In the key plays the outlook on life is profoundly melancholy. From this somber background there stand out jest, humor, and beautiful fantasy (A Midsummer Night’s Dream; especially The Tempest with its distribution of evil; King Richard III and Macbeth, too, are quite clearly shaded right into the darkest black; the comedies with melancholy background include As You Like It).
From this outlook on life, the characters are all “justified” as long as they stand in front of us and talk.
Shakespeare not merely disposes of the vanity of this world in contemplative verses (although he has these in profusion), like Saadi and Hafiz, but he sketches the great, detailed, multiform picture of this world. Would he also have done this as a mere published author? Fortunately he was a theater man and an actor.

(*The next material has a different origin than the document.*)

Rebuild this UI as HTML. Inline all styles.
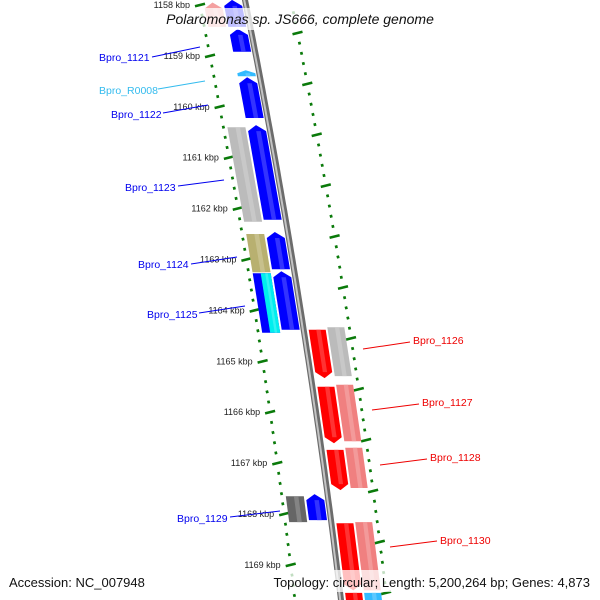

There has been endless research on Hamlet and on what Shakespeare intended and meant by this work. Every reader sees a different picture in it, and a new one at each reading. And the main thing is that he desires to read it again and again.
Shakespeare had a different key to the nature of man from that of any poet before or after him.
The present-day squabble over whether he was a Protestant or a Catholic is delightful. At any rate, he was not a Puritan.
It was probably of decisive importance that here as well as in Spain the theater consisted essentially of competing private enterprises (in Italy a court theater usually set the fashion with operas, pastorals, comedies in the conventional sense, and in addition there was little more than popular farce in the form of masked comedy). The English theater fortunately was not tied to any pomp.
Englishmen in Germany trained German actors; Jakob Ayrer and his dramas were under their influence. Perhaps one reason why they were on the Continent was that at home they could hardly profit by their art any more.